§ EXERCISE DIRECTIONS
Check each line of the records for "this"; collect those that have it.

>> begin

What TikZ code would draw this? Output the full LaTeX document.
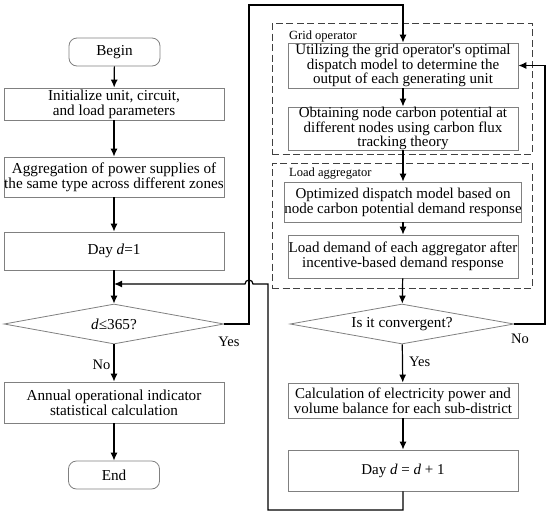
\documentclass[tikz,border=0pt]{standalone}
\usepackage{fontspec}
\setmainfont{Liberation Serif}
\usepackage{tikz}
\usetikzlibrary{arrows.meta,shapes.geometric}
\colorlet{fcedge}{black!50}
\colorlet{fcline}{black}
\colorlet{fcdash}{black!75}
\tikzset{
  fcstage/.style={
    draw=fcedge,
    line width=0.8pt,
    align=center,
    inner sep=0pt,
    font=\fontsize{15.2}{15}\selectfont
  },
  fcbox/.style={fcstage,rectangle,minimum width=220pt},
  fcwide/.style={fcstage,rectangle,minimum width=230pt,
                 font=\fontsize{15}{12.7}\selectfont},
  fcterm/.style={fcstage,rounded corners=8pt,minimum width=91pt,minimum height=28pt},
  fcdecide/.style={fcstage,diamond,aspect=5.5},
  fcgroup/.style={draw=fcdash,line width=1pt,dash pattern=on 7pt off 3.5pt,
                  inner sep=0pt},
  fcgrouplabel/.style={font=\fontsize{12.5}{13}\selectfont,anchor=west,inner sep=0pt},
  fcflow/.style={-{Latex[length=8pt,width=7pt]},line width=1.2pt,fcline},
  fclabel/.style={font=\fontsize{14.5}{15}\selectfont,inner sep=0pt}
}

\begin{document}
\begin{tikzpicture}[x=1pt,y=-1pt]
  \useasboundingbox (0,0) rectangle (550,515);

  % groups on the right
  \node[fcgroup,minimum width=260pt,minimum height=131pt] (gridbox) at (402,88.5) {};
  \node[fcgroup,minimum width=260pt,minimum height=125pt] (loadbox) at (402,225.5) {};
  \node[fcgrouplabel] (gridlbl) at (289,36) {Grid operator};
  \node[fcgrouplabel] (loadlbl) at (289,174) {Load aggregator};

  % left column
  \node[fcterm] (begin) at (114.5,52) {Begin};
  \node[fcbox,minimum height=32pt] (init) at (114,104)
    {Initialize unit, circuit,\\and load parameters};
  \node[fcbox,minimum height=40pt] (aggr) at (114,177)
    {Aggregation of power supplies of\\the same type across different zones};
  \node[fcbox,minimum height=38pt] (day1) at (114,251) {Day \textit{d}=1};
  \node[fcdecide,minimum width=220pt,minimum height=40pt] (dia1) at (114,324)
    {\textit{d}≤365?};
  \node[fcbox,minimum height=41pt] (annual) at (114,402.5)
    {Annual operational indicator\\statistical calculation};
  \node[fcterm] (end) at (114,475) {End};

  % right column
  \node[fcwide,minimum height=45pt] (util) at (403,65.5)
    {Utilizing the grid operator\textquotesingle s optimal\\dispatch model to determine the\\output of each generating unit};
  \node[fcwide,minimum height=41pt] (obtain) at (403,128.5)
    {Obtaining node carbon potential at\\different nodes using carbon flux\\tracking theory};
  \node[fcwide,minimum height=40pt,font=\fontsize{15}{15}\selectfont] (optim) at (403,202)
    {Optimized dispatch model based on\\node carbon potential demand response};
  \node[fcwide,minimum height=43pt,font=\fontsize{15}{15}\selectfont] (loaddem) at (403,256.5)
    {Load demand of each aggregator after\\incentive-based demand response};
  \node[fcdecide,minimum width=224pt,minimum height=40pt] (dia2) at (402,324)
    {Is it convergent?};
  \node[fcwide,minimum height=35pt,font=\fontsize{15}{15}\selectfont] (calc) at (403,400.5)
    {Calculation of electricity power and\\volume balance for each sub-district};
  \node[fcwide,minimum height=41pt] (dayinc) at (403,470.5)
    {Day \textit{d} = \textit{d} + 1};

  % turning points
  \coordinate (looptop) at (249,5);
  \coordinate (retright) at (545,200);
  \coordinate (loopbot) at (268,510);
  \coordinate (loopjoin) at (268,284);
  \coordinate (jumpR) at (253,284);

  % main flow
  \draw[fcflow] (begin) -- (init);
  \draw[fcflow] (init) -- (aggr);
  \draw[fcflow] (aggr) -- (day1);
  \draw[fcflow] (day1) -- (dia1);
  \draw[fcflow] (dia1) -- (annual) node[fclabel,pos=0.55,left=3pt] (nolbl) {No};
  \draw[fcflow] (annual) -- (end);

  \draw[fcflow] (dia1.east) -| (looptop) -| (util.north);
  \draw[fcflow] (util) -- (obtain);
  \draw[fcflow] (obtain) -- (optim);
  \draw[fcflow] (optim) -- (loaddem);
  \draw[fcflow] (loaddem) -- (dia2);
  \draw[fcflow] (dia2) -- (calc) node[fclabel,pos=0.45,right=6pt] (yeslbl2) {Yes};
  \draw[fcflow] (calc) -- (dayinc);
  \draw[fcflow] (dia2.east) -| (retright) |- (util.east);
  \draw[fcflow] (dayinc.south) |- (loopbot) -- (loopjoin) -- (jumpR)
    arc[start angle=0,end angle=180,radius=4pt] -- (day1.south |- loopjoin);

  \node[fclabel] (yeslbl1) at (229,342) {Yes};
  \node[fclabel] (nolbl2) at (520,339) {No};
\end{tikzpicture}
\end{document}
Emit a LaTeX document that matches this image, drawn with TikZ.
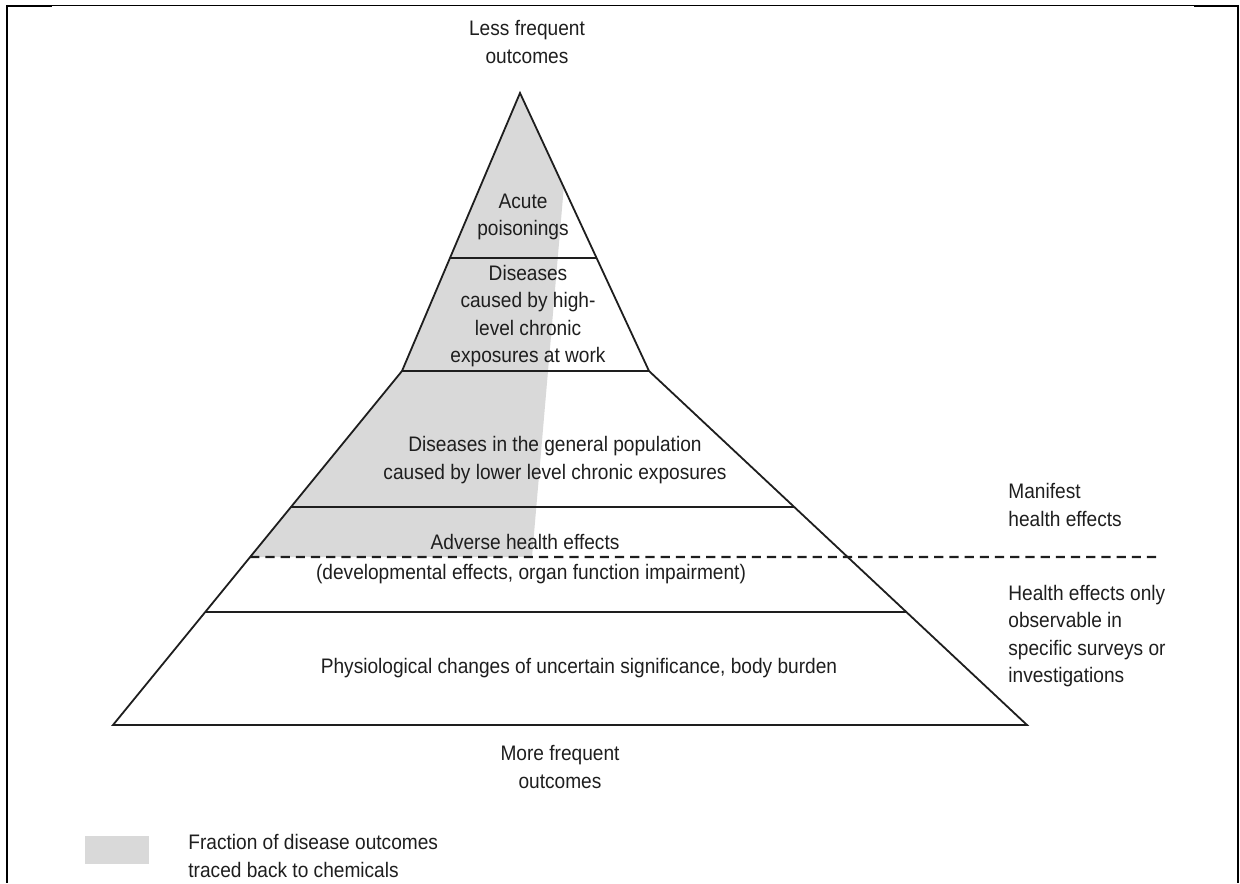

>> end

§ SOLUTION TO THE PROBLEM
What TikZ code would draw this? Output the full LaTeX document.
Emit a LaTeX document that matches this image, drawn with TikZ.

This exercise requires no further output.